(Records with drawing code)

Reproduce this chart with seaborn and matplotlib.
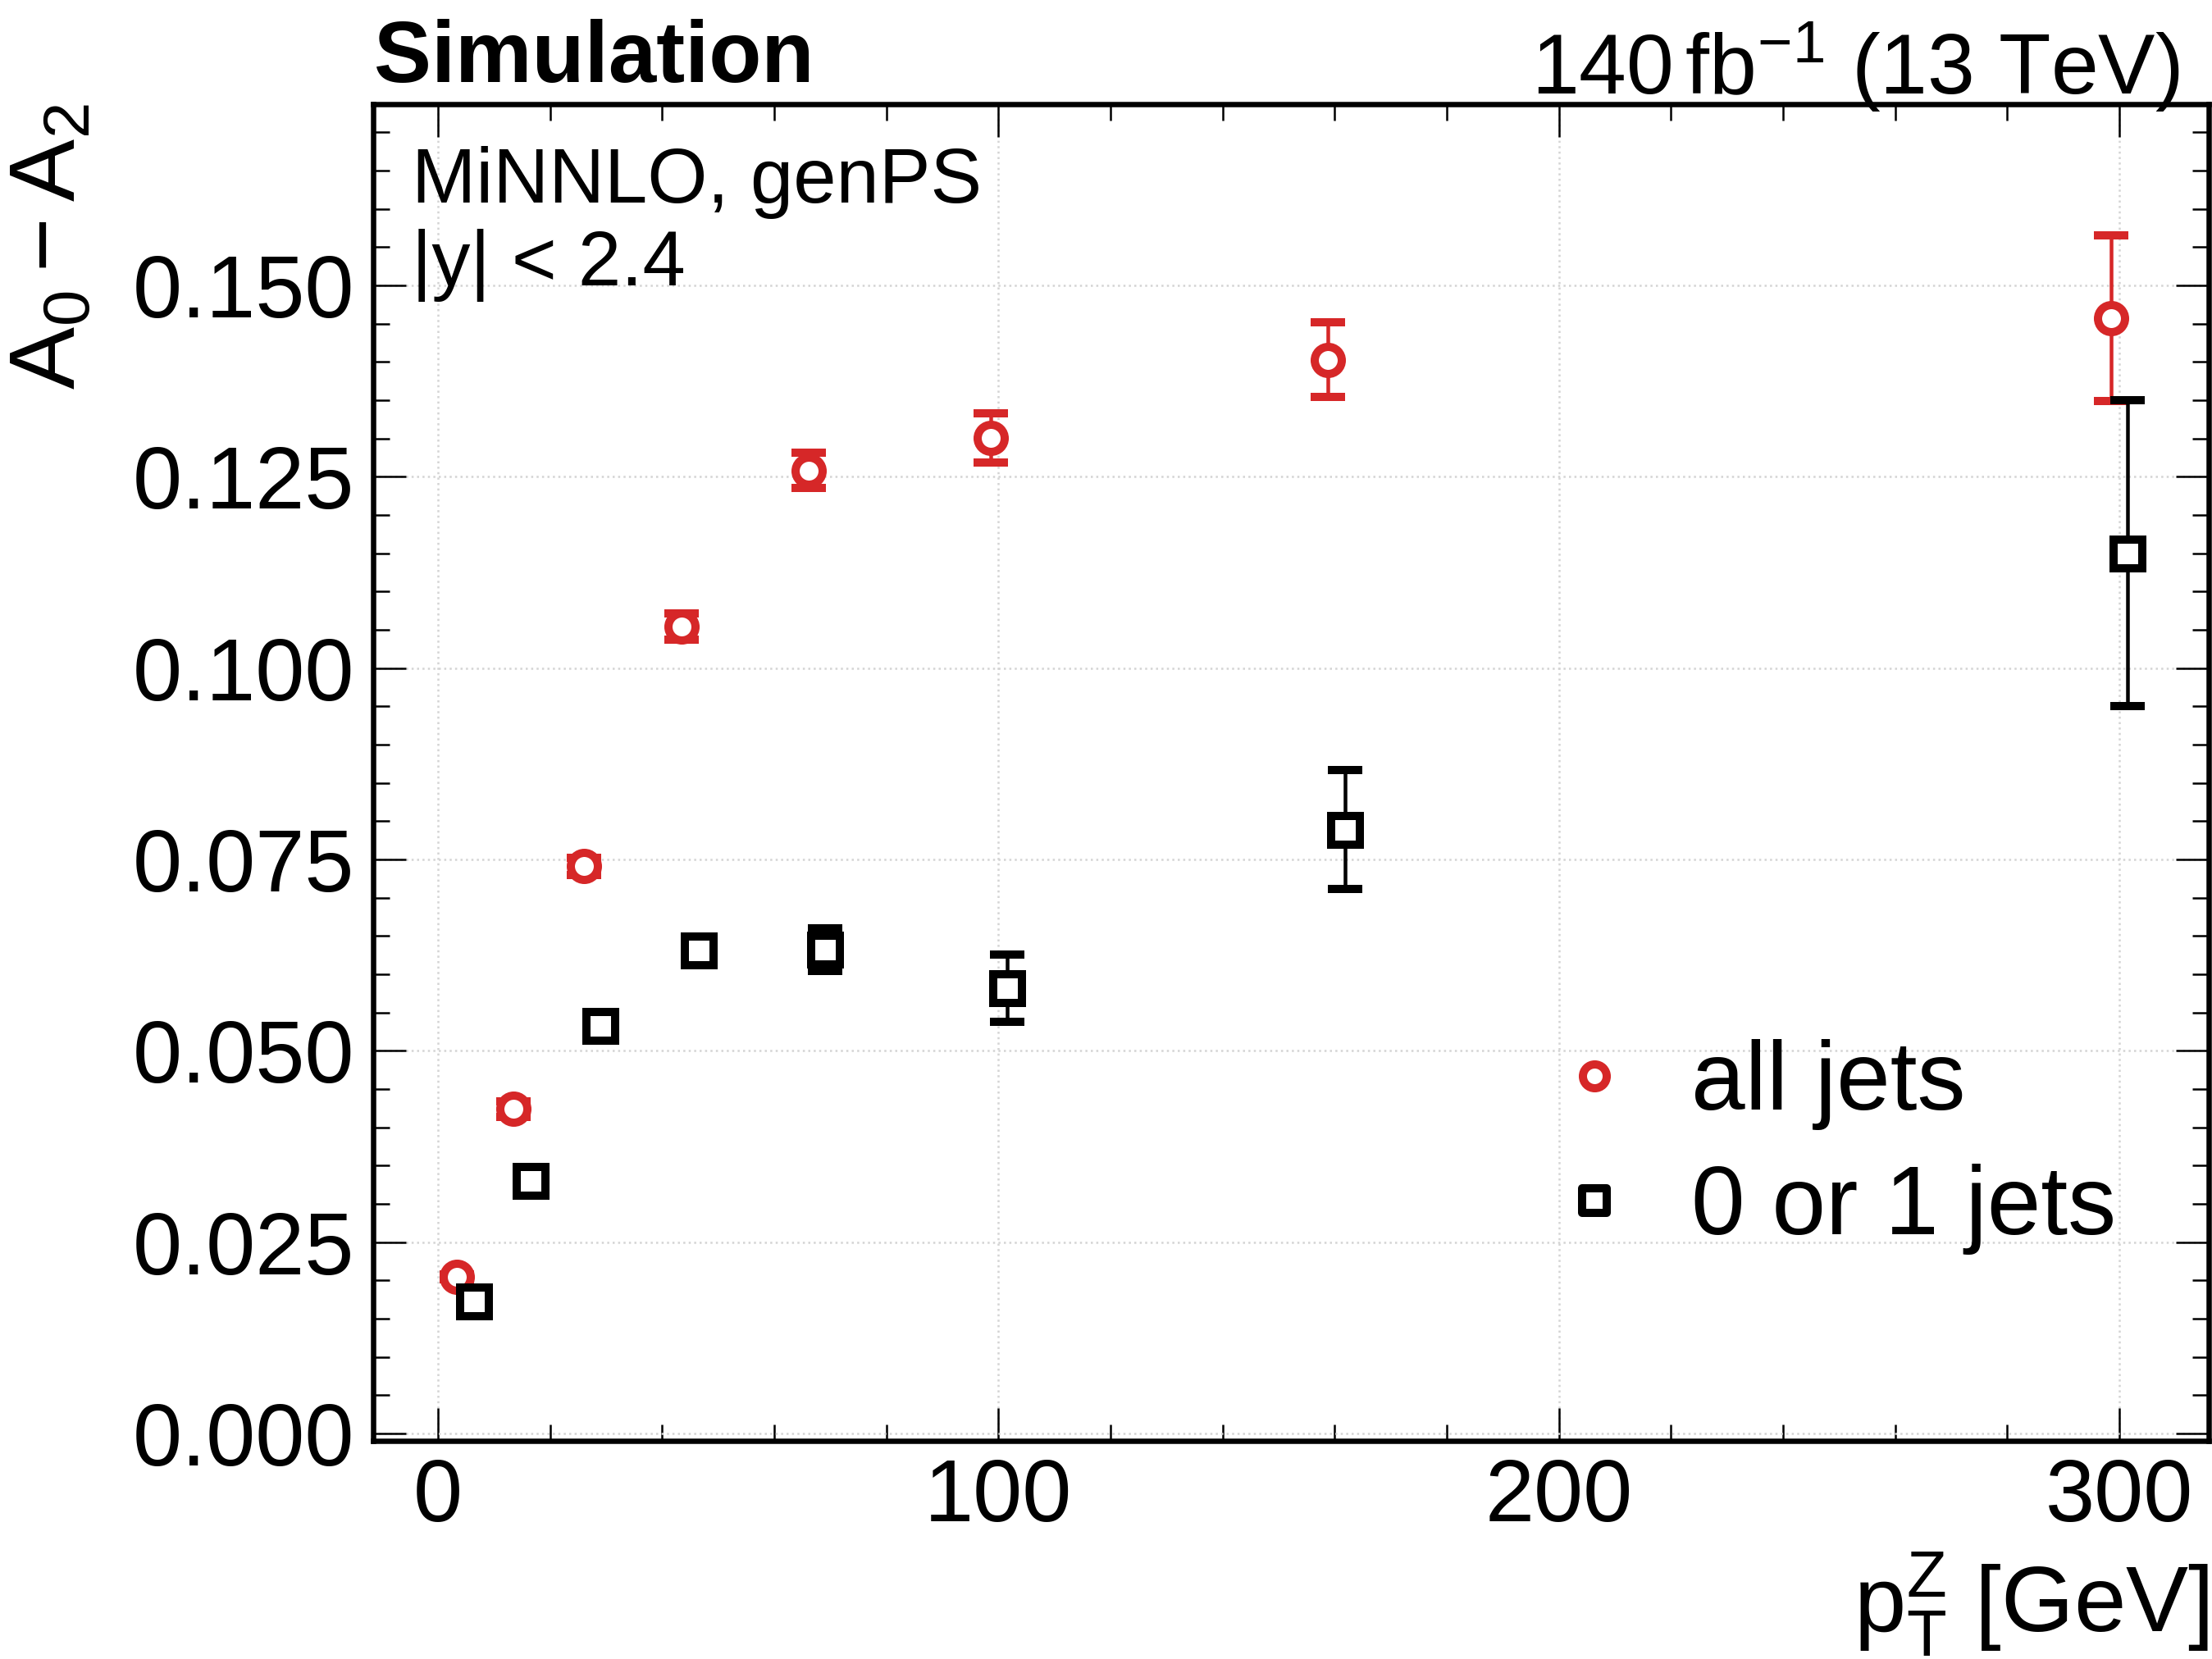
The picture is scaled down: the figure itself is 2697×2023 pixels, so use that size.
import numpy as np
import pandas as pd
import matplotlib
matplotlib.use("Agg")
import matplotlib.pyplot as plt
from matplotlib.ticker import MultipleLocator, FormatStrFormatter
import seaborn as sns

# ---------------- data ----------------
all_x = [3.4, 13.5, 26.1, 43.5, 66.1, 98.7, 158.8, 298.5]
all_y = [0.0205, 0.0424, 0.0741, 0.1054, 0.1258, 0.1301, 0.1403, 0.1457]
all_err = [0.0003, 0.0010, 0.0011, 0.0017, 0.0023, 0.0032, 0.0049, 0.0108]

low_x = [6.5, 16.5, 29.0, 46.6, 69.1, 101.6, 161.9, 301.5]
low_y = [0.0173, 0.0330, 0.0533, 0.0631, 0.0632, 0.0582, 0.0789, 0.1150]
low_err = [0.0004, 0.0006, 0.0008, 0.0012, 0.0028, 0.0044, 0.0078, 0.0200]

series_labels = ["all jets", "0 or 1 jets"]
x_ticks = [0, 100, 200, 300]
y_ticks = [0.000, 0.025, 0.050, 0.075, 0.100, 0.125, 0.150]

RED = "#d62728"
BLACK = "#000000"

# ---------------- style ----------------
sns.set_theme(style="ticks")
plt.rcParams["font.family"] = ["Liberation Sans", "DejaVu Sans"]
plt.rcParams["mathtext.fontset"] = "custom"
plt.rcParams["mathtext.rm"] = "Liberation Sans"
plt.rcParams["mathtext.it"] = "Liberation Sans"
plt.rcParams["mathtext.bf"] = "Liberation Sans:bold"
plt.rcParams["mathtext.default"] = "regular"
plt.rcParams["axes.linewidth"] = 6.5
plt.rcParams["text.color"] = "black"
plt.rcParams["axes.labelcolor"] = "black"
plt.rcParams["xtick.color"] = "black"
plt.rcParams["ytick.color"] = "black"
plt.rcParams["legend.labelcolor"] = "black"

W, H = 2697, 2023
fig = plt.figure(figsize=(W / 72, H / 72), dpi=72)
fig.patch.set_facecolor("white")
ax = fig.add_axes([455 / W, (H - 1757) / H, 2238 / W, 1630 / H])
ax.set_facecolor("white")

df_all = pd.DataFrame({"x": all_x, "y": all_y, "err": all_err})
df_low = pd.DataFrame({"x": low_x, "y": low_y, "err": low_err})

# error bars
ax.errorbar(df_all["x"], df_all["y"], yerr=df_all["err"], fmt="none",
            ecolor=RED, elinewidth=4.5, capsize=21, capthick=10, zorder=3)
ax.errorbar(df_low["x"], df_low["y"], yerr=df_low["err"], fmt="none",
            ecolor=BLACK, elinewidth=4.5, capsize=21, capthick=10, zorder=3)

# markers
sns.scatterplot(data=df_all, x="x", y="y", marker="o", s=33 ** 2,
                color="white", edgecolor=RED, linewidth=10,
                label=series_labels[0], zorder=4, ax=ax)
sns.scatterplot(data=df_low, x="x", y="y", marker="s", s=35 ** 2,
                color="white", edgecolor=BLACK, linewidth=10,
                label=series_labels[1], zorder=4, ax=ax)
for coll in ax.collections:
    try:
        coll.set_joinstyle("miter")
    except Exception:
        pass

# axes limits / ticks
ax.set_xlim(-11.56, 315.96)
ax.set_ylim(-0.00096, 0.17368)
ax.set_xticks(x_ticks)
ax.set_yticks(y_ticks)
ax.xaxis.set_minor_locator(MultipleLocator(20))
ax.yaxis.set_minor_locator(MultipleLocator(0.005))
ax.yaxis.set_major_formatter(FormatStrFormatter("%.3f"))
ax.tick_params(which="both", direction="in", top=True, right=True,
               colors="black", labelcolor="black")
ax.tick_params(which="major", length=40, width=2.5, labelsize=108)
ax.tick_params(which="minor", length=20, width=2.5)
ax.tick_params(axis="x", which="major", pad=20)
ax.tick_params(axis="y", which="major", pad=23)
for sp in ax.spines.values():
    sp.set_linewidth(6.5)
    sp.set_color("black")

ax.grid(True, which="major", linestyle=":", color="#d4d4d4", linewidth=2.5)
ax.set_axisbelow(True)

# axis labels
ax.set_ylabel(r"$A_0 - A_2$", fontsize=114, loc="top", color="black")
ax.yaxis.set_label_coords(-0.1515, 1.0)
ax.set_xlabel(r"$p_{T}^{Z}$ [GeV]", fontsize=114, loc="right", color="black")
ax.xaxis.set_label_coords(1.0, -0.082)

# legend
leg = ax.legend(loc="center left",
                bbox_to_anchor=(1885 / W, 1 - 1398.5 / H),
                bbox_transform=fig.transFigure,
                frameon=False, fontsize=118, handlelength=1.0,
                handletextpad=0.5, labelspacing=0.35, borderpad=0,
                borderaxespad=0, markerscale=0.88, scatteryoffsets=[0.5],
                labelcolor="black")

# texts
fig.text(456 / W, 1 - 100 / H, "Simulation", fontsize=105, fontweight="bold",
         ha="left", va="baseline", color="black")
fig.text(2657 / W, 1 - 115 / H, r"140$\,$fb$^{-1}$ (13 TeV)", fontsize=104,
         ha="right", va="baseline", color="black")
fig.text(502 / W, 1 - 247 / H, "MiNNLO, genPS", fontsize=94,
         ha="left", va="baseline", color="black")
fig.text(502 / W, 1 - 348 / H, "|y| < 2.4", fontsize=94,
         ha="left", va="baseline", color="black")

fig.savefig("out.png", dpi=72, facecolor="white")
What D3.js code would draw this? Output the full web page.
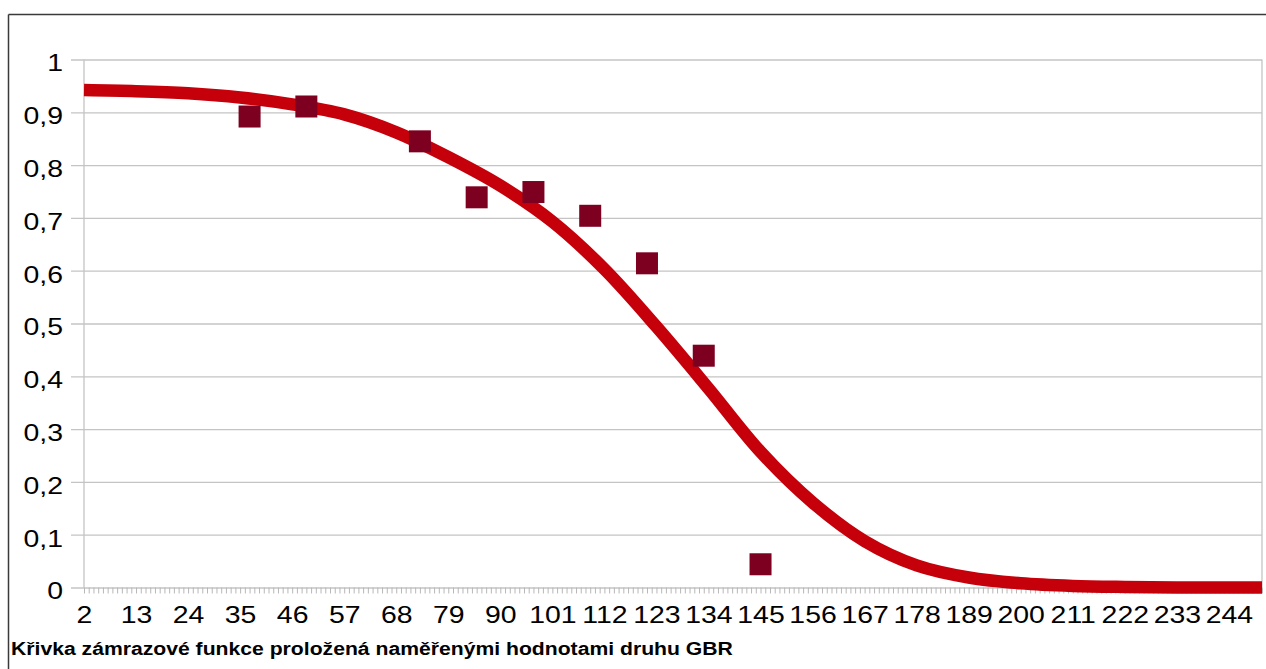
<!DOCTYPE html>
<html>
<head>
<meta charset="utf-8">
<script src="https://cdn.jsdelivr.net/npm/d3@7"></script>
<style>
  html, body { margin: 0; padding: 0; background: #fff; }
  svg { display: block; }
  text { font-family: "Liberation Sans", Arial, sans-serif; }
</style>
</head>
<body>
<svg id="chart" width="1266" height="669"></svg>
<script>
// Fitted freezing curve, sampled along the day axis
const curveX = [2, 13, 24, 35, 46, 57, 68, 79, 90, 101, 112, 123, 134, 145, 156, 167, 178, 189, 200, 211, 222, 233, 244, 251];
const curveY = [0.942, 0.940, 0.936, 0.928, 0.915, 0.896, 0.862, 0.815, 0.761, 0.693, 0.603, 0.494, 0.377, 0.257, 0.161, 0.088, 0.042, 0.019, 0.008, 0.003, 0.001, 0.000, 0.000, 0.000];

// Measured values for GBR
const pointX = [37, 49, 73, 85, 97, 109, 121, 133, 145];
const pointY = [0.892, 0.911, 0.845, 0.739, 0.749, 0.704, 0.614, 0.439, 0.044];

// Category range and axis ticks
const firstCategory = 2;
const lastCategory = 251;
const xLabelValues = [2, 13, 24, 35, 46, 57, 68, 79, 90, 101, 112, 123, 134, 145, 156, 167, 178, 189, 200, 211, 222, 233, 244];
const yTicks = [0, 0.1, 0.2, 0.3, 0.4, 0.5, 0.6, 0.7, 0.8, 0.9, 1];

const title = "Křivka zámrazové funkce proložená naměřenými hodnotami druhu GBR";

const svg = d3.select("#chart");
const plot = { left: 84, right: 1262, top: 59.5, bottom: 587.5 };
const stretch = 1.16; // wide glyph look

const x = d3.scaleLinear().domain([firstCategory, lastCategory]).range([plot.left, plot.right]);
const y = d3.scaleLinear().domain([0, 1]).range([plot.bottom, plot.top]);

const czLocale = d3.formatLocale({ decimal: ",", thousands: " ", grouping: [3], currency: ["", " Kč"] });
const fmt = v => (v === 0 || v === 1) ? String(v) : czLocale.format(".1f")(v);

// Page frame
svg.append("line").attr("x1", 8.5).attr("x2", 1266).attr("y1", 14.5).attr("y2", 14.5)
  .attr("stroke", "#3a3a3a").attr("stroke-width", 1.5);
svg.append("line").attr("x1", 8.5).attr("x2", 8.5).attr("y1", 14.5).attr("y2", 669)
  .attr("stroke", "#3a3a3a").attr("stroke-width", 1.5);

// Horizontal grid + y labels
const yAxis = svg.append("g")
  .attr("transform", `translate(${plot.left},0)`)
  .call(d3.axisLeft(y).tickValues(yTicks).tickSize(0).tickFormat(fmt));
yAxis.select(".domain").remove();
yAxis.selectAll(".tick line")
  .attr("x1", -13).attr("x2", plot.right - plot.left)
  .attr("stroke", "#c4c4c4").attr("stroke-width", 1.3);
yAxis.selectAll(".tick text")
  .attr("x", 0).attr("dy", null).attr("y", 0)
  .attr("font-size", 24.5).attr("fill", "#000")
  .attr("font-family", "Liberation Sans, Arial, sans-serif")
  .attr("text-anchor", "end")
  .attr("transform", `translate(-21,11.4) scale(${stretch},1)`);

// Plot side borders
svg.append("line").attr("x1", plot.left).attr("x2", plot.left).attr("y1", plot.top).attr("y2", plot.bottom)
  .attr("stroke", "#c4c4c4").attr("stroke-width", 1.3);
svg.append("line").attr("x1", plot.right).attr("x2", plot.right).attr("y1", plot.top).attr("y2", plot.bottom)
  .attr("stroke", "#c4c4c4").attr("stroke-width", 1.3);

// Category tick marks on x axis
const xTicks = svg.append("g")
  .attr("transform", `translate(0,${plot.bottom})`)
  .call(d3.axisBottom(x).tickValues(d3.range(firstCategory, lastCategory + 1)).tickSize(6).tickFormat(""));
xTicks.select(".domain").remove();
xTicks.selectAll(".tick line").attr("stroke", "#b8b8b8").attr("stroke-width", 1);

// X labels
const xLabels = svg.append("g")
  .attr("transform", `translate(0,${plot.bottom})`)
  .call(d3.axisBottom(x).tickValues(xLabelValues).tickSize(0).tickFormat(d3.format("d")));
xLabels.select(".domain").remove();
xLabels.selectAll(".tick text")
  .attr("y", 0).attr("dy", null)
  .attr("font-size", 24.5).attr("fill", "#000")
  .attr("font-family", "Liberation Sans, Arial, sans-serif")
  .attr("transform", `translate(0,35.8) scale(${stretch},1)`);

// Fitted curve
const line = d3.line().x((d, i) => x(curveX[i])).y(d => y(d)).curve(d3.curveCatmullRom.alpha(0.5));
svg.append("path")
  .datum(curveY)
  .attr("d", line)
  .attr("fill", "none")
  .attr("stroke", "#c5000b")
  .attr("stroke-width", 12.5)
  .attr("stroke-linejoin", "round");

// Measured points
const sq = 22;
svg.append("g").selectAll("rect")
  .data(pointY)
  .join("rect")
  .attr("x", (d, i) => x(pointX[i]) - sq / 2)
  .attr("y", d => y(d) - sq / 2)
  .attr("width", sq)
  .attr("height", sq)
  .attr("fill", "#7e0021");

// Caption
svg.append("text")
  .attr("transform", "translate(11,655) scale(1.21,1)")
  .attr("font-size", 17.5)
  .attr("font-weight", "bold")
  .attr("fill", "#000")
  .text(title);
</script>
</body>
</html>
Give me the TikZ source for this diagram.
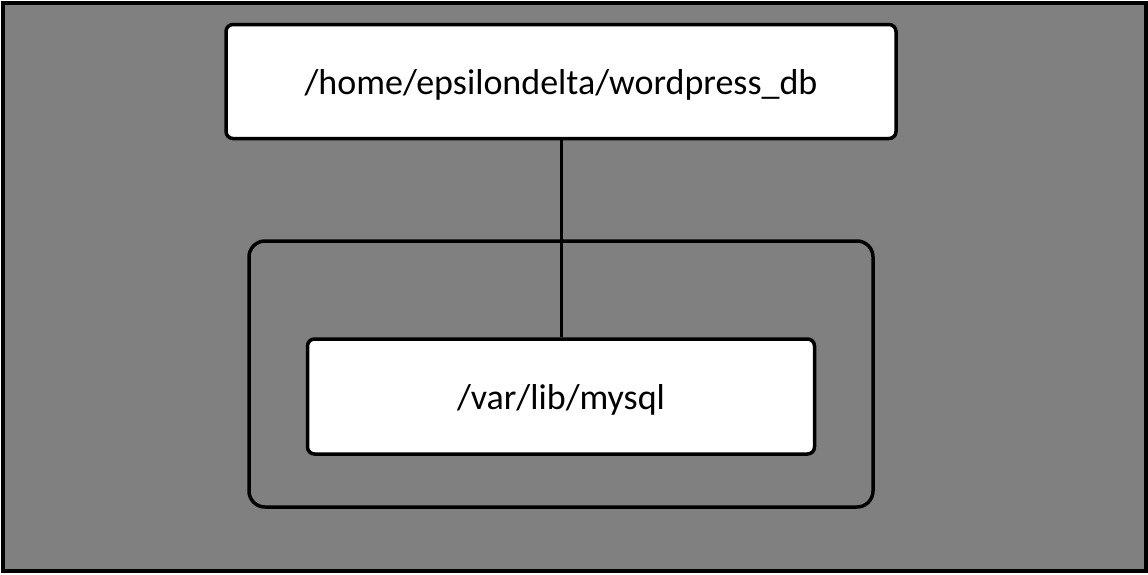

- **WRITTEN INSTRUCTION**:
Exactly reproduce the run of lines from the start of the listing through the line with "import seaborn as sns", inclusive; pictures are not copied.

- **FINAL RESULT**:
Reproduce this chart with seaborn and matplotlib.
The picture is scaled down: the figure itself is 2697×2023 pixels, so use that size.
import numpy as np
import pandas as pd
import matplotlib
matplotlib.use("Agg")
import matplotlib.pyplot as plt
from matplotlib.ticker import MultipleLocator, FormatStrFormatter
import seaborn as sns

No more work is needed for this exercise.